**GIVEN INSTRUCTION**:
Copy out the listing that follows, exactly, without its pictures.

**SUPPLIED DATA**:
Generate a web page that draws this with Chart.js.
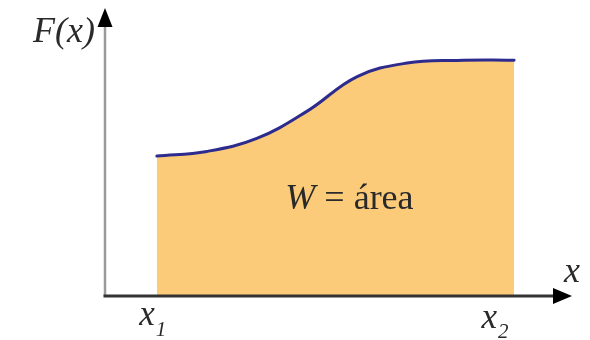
<!DOCTYPE html>
<html>
<head>
<meta charset="utf-8">
<script src="https://cdn.jsdelivr.net/npm/chart.js@4.4.1/dist/chart.umd.min.js"></script>
<style>
  html, body { margin: 0; padding: 0; background: #fff; }
  #work { display: block; }
</style>
</head>
<body>
<canvas id="work" width="590" height="340"></canvas>
<script>
// Curva F(x) entre x1 y x2 (unidades arbitrarias, eje x 0..100, eje y 0..100)
const posX = [11.1, 21.8, 32.5, 43.3, 54.0, 64.7, 75.4, 87.6];
const fuerza = [48.6, 50.2, 54.7, 64.2, 76.2, 80.9, 81.8, 81.9];
const limites = ['1', '2'];
const ejeY = 'F(x)';
const ejeX = 'x';
const textoArea = ['W', ' = área'];

const SERIF = '"Liberation Serif", "DejaVu Serif", serif';
const TEXT_COLOR = '#2a2a2a';

// Ejes con flechas y rótulos, dibujados sobre el área rellena
const ejesPlugin = {
  id: 'ejes',
  afterDatasetsDraw(chart) {
    const { ctx, chartArea, scales: { x, y } } = chart;
    const x0 = x.getPixelForValue(0);
    const y0 = y.getPixelForValue(0);
    const top = chartArea.top;
    const right = chartArea.right;

    ctx.save();
    // eje vertical (gris)
    ctx.strokeStyle = '#9a9a9a';
    ctx.lineWidth = 2.5;
    ctx.beginPath();
    ctx.moveTo(x0, y0);
    ctx.lineTo(x0, top + 16);
    ctx.stroke();
    ctx.fillStyle = '#000';
    ctx.beginPath();
    ctx.moveTo(x0, top);
    ctx.lineTo(x0 - 7.5, top + 19);
    ctx.lineTo(x0 + 7.5, top + 19);
    ctx.closePath();
    ctx.fill();

    // eje horizontal (oscuro)
    ctx.strokeStyle = '#333';
    ctx.lineWidth = 3;
    ctx.beginPath();
    ctx.moveTo(x0 - 1.5, y0);
    ctx.lineTo(right - 16, y0);
    ctx.stroke();
    ctx.beginPath();
    ctx.moveTo(right, y0);
    ctx.lineTo(right - 19, y0 - 8);
    ctx.lineTo(right - 19, y0 + 8);
    ctx.closePath();
    ctx.fill();

    // rótulos de los ejes
    ctx.fillStyle = TEXT_COLOR;
    ctx.textBaseline = 'alphabetic';
    ctx.font = 'italic 36px ' + SERIF;
    ctx.textAlign = 'right';
    ctx.fillText(ejeY, x0 - 10, top + 34);
    ctx.textAlign = 'center';
    ctx.fillText(ejeX, right, y0 - 14);

    // x1 y x2 bajo los extremos del área
    const bordes = [posX[0], posX[posX.length - 1]];
    const ajustes = [-2, -17];
    bordes.forEach((v, i) => {
      const px = x.getPixelForValue(v) + ajustes[i];
      ctx.font = 'italic 35px ' + SERIF;
      ctx.textAlign = 'right';
      ctx.fillText('x', px, y0 + 29 + i * 3);
      ctx.font = 'italic 21px ' + SERIF;
      ctx.textAlign = 'left';
      ctx.fillText(limites[i], px + 1, y0 + 40 + i * 2);
    });

    // W = área en el centro del relleno
    const cx = (x.getPixelForValue(bordes[0]) + x.getPixelForValue(bordes[1])) / 2 + 14;
    const by = y0 - 87;
    ctx.font = 'italic 36px ' + SERIF;
    const wW = ctx.measureText(textoArea[0]).width;
    ctx.font = '36px ' + SERIF;
    const wR = ctx.measureText(textoArea[1]).width;
    const sx = cx - (wW + wR) / 2;
    ctx.textAlign = 'left';
    ctx.font = 'italic 36px ' + SERIF;
    ctx.fillText(textoArea[0], sx, by);
    ctx.font = '36px ' + SERIF;
    ctx.fillText(textoArea[1], sx + wW, by);
    ctx.restore();
  }
};

new Chart(document.getElementById('work'), {
  type: 'line',
  data: {
    datasets: [{
      data: posX.map((v, i) => ({ x: v, y: fuerza[i] })),
      borderColor: '#2d2c8e',
      borderWidth: 3,
      borderCapStyle: 'round',
      backgroundColor: '#fbcb7a',
      fill: 'origin',
      pointRadius: 0,
      tension: 0.4
    }]
  },
  options: {
    responsive: false,
    animation: false,
    layout: { padding: { left: 105, right: 18, top: 8, bottom: 44 } },
    plugins: { legend: { display: false }, tooltip: { enabled: false } },
    scales: {
      x: { type: 'linear', min: 0, max: 100, display: false },
      y: { min: 0, max: 100, display: false }
    }
  },
  plugins: [ejesPlugin]
});
</script>
</body>
</html>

**RESPONSE BELOW**:
Generate a web page that draws this with Chart.js.
<!DOCTYPE html>
<html>
<head>
<meta charset="utf-8">
<script src="https://cdn.jsdelivr.net/npm/chart.js@4.4.1/dist/chart.umd.min.js"></script>
<style>
  html, body { margin: 0; padding: 0; background: #fff; }
  #work { display: block; }
</style>
</head>
<body>
<canvas id="work" width="590" height="340"></canvas>
<script>
// Curva F(x) entre x1 y x2 (unidades arbitrarias, eje x 0..100, eje y 0..100)
const posX = [11.1, 21.8, 32.5, 43.3, 54.0, 64.7, 75.4, 87.6];
const fuerza = [48.6, 50.2, 54.7, 64.2, 76.2, 80.9, 81.8, 81.9];
const limites = ['1', '2'];
const ejeY = 'F(x)';
const ejeX = 'x';
const textoArea = ['W', ' = área'];

const SERIF = '"Liberation Serif", "DejaVu Serif", serif';
const TEXT_COLOR = '#2a2a2a';

// Ejes con flechas y rótulos, dibujados sobre el área rellena
const ejesPlugin = {
  id: 'ejes',
  afterDatasetsDraw(chart) {
    const { ctx, chartArea, scales: { x, y } } = chart;
    const x0 = x.getPixelForValue(0);
    const y0 = y.getPixelForValue(0);
    const top = chartArea.top;
    const right = chartArea.right;

    ctx.save();
    // eje vertical (gris)
    ctx.strokeStyle = '#9a9a9a';
    ctx.lineWidth = 2.5;
    ctx.beginPath();
    ctx.moveTo(x0, y0);
    ctx.lineTo(x0, top + 16);
    ctx.stroke();
    ctx.fillStyle = '#000';
    ctx.beginPath();
    ctx.moveTo(x0, top);
    ctx.lineTo(x0 - 7.5, top + 19);
    ctx.lineTo(x0 + 7.5, top + 19);
    ctx.closePath();
    ctx.fill();

    // eje horizontal (oscuro)
    ctx.strokeStyle = '#333';
    ctx.lineWidth = 3;
    ctx.beginPath();
    ctx.moveTo(x0 - 1.5, y0);
    ctx.lineTo(right - 16, y0);
    ctx.stroke();
    ctx.beginPath();
    ctx.moveTo(right, y0);
    ctx.lineTo(right - 19, y0 - 8);
    ctx.lineTo(right - 19, y0 + 8);
    ctx.closePath();
    ctx.fill();

    // rótulos de los ejes
    ctx.fillStyle = TEXT_COLOR;
    ctx.textBaseline = 'alphabetic';
    ctx.font = 'italic 36px ' + SERIF;
    ctx.textAlign = 'right';
    ctx.fillText(ejeY, x0 - 10, top + 34);
    ctx.textAlign = 'center';
    ctx.fillText(ejeX, right, y0 - 14);

    // x1 y x2 bajo los extremos del área
    const bordes = [posX[0], posX[posX.length - 1]];
    const ajustes = [-2, -17];
    bordes.forEach((v, i) => {
      const px = x.getPixelForValue(v) + ajustes[i];
      ctx.font = 'italic 35px ' + SERIF;
      ctx.textAlign = 'right';
      ctx.fillText('x', px, y0 + 29 + i * 3);
      ctx.font = 'italic 21px ' + SERIF;
      ctx.textAlign = 'left';
      ctx.fillText(limites[i], px + 1, y0 + 40 + i * 2);
    });

    // W = área en el centro del relleno
    const cx = (x.getPixelForValue(bordes[0]) + x.getPixelForValue(bordes[1])) / 2 + 14;
    const by = y0 - 87;
    ctx.font = 'italic 36px ' + SERIF;
    const wW = ctx.measureText(textoArea[0]).width;
    ctx.font = '36px ' + SERIF;
    const wR = ctx.measureText(textoArea[1]).width;
    const sx = cx - (wW + wR) / 2;
    ctx.textAlign = 'left';
    ctx.font = 'italic 36px ' + SERIF;
    ctx.fillText(textoArea[0], sx, by);
    ctx.font = '36px ' + SERIF;
    ctx.fillText(textoArea[1], sx + wW, by);
    ctx.restore();
  }
};

new Chart(document.getElementById('work'), {
  type: 'line',
  data: {
    datasets: [{
      data: posX.map((v, i) => ({ x: v, y: fuerza[i] })),
      borderColor: '#2d2c8e',
      borderWidth: 3,
      borderCapStyle: 'round',
      backgroundColor: '#fbcb7a',
      fill: 'origin',
      pointRadius: 0,
      tension: 0.4
    }]
  },
  options: {
    responsive: false,
    animation: false,
    layout: { padding: { left: 105, right: 18, top: 8, bottom: 44 } },
    plugins: { legend: { display: false }, tooltip: { enabled: false } },
    scales: {
      x: { type: 'linear', min: 0, max: 100, display: false },
      y: { min: 0, max: 100, display: false }
    }
  },
  plugins: [ejesPlugin]
});
</script>
</body>
</html>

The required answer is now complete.